Rain Damages Top $8 Mil

A jury in Honolulu has ordered Korean pop star and actor Jeong Ji-hoon, also known as Rain, along with his management team, to pay more than $8 million in damages to a Hawaiian promoter over the cancellation of a 2007 concert at the city’s Aloha Stadium.

Promoter Click Entertainment alleged in its suit the company lost valuable business opportunities, earnings and income and suffered damages to its reputation after Ji-hoon’s scheduled performance at the venue was canceled a week before showtime.

The jury found March 19 that Ji-hoon and co. had breached their contract and defrauded the promoter. Reportedly $5 million of the damages awarded were punitive.
Ji-hoon testified March 16 that he had no control over the cancellation and would have loved to perform in North America.

“My part is on the stage performance,” he said through an interpreter, according to the Honolulu Advertiser. “Everything else is arranged by the management team.”
That team – JYP Entertainment, Star M Entertainment and Revolution Entertainment – is also named in Click’s suit.

Click attorney Eric Seitz pressed Ji-hoon for more details regarding the cancellation of the show, and referenced a contract between he, JYP and Star M, asking the singer whether he remembered signing the contract to perform in Hawaii, the paper reported.

“Oh, yes,” Ji-hoon said. “Because I really wanted to perform in Hawaii.”

It certainly didn’t seem that way to Click Entertainment promoter Seung Su Lee, who testified days earlier that much of Ji-hoon’s 90-person entourage never even applied for proper visas, and thus, never intended to perform.

Seitz said in court that Lee paid $500,000 for the rights to host the show, but “hasn’t seen a penny,” of that money since the cancellation, which ultimately cost him $1.5 million.

However, Ji-hoon attorney Jon Crocker said in court that Click has gone after the “wrong people” in the suit, explaining that JYP had reportedly sold its rights to the Rain tour to Star M for $10 million, which then sold the North American rights to Revolution for $2.25 million.

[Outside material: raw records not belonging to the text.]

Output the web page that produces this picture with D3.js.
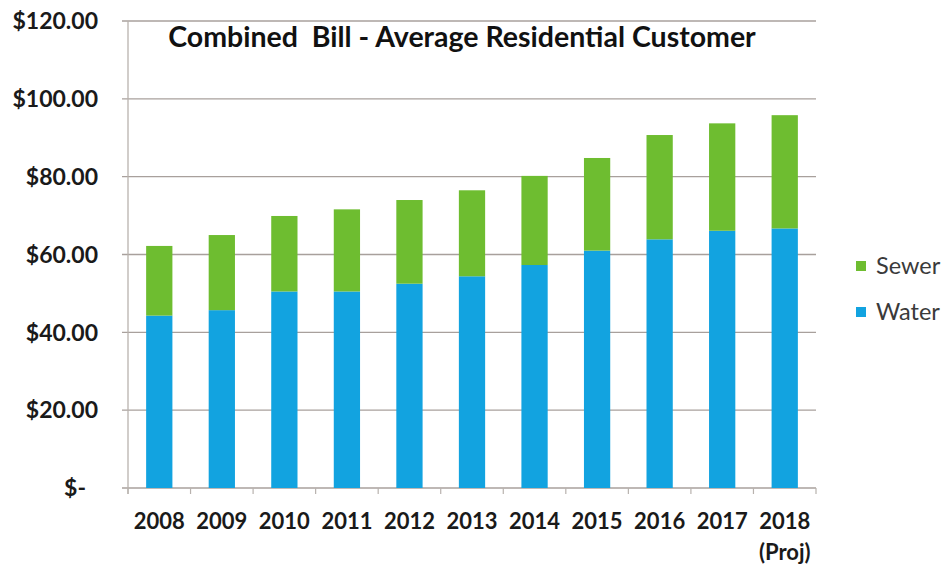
<!DOCTYPE html>
<html>
<head>
<meta charset="utf-8">
<script src="https://cdn.jsdelivr.net/npm/d3@7/dist/d3.min.js"></script>
<style>
  html, body { margin: 0; padding: 0; background: #ffffff; }
  svg { display: block; }
  text { font-family: Lato, "Open Sans", sans-serif; }
</style>
</head>
<body>
<svg id="chart" width="946" height="569"></svg>
<script>
// Average residential bill by year, split into water and sewer charges ($)
const years = ["2008", "2009", "2010", "2011", "2012", "2013", "2014", "2015", "2016", "2017", "2018"];
const yearNotes = ["", "", "", "", "", "", "", "", "", "", "(Proj)"];
const water = [44.3, 45.7, 50.5, 50.5, 52.5, 54.4, 57.3, 61.0, 63.9, 66.1, 66.7];
const sewer = [17.9, 19.3, 19.4, 21.1, 21.5, 22.1, 22.9, 23.8, 26.8, 27.6, 29.1];
const seriesNames = ["Water", "Sewer"];
const seriesColors = ["#12a3e0", "#6ebd30"];
const yTicks = [0, 20, 40, 60, 80, 100, 120];
const titleText = "Combined  Bill - Average Residential Customer";

const svg = d3.select("#chart");
const plotLeft = 128, plotRight = 816, plotTop = 21, plotBottom = 488;

const x = d3.scaleBand().domain(years).range([plotLeft, plotRight]).paddingInner(0.58).paddingOuter(0.29);
const y = d3.scaleLinear().domain([0, 120]).range([plotBottom, plotTop]);

// Gridlines
svg.append("g")
  .selectAll("line")
  .data(yTicks)
  .join("line")
  .attr("x1", plotLeft - 6)
  .attr("x2", plotRight)
  .attr("y1", d => y(d))
  .attr("y2", d => y(d))
  .attr("stroke", "#a8a09c")
  .attr("stroke-width", 1.3);

// Vertical axis line
svg.append("line")
  .attr("x1", plotLeft).attr("x2", plotLeft)
  .attr("y1", y(120)).attr("y2", plotBottom + 6)
  .attr("stroke", "#b8b2ae").attr("stroke-width", 1.3);

// Category tick marks at band boundaries
const step = x.step();
const boundaries = d3.range(years.length + 1).map(i => plotLeft + i * step);
svg.append("g")
  .selectAll("line")
  .data(boundaries)
  .join("line")
  .attr("x1", d => d).attr("x2", d => d)
  .attr("y1", plotBottom).attr("y2", plotBottom + 6)
  .attr("stroke", "#b8b2ae").attr("stroke-width", 1.2);

// Stacked bars
const rows = years.map((yr, i) => ({ year: yr, Water: water[i], Sewer: sewer[i] }));
const stack = d3.stack().keys(seriesNames)(rows);
const color = d3.scaleOrdinal().domain(seriesNames).range(seriesColors);

svg.append("g")
  .selectAll("g")
  .data(stack)
  .join("g")
  .attr("fill", d => color(d.key))
  .selectAll("rect")
  .data(d => d)
  .join("rect")
  .attr("x", d => x(d.data.year))
  .attr("width", x.bandwidth())
  .attr("y", d => y(d[1]))
  .attr("height", d => y(d[0]) - y(d[1]));

// Y tick labels
const fmt = v => v === 0 ? "$-" : "$" + d3.format(".2f")(v);
svg.append("g")
  .selectAll("text")
  .data(yTicks)
  .join("text")
  .attr("x", d => d === 0 ? 86 : 98)
  .attr("y", d => y(d))
  .attr("dy", "0.36em")
  .attr("text-anchor", "end")
  .attr("font-size", 23)
  .attr("font-weight", 700)
  .attr("fill", "#1a1a1a")
  .text(fmt);

// X tick labels
const xl = svg.append("g");
xl.selectAll("text.yr")
  .data(years)
  .join("text")
  .attr("class", "yr")
  .attr("x", d => x(d) + x.bandwidth() / 2)
  .attr("y", 529)
  .attr("text-anchor", "middle")
  .attr("font-size", 22)
  .attr("font-weight", 700)
  .attr("fill", "#1a1a1a")
  .text(d => d);
xl.selectAll("text.note")
  .data(years.filter((d, i) => yearNotes[i]))
  .join("text")
  .attr("class", "note")
  .attr("x", d => x(d) + x.bandwidth() / 2)
  .attr("y", 560)
  .attr("text-anchor", "middle")
  .attr("font-size", 22)
  .attr("font-weight", 700)
  .attr("fill", "#1a1a1a")
  .text(d => yearNotes[years.indexOf(d)]);

// Title
svg.append("text")
  .attr("x", 462)
  .attr("y", 47)
  .attr("text-anchor", "middle")
  .attr("font-size", 28.5)
  .attr("font-weight", 700)
  .attr("fill", "#111")
  .style("white-space", "pre")
  .text(titleText);

// Legend (Sewer on top, Water below)
const legendItems = ["Sewer", "Water"];
const lg = svg.append("g");
legendItems.forEach((name, i) => {
  const cy = 266 + i * 46;
  lg.append("rect")
    .attr("x", 856).attr("y", cy - 5)
    .attr("width", 10).attr("height", 10)
    .attr("fill", color(name));
  lg.append("text")
    .attr("x", 876).attr("y", cy)
    .attr("dy", "0.36em")
    .attr("font-size", 23.5)
    .attr("fill", "#3a3a3a")
    .text(name);
});
</script>
</body>
</html>
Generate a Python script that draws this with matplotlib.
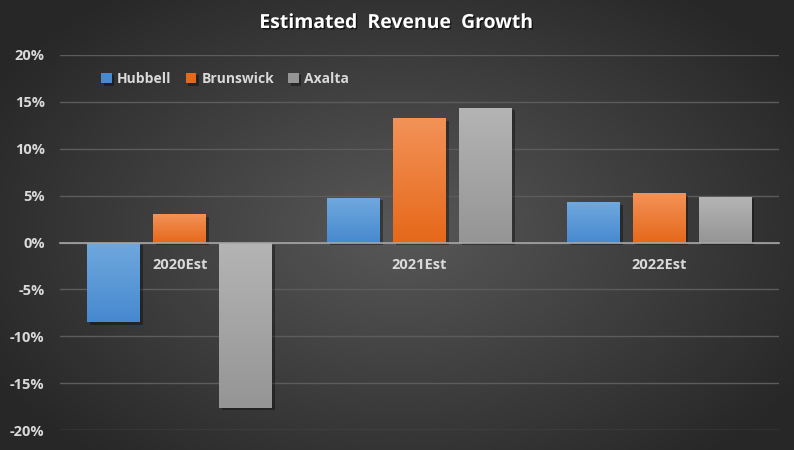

Crocker also noted the trademark challenge the singer faced from a Beatles cover band (Rain – A Tribute To The Beatles) at the time of the Honolulu cancellation, as well as staging problems at the venue.

Click’s suit sought damages for costs associated with staging the event at Aloha Stadium, production, travel, hotel accommodations, merchandising and advertising.

Following the trial in Hawaii, Ji-hoon and his team could also face legal challenges over cancellations in California. The singer’s facing a $30 million suit over a June 2007 cancellation at the Staples Center in Los Angeles, and Ji-hoon’s team was served with papers surrounding another suit stemming from a San Diego cancellation the same day the singer testified in court, the Advertiser reported.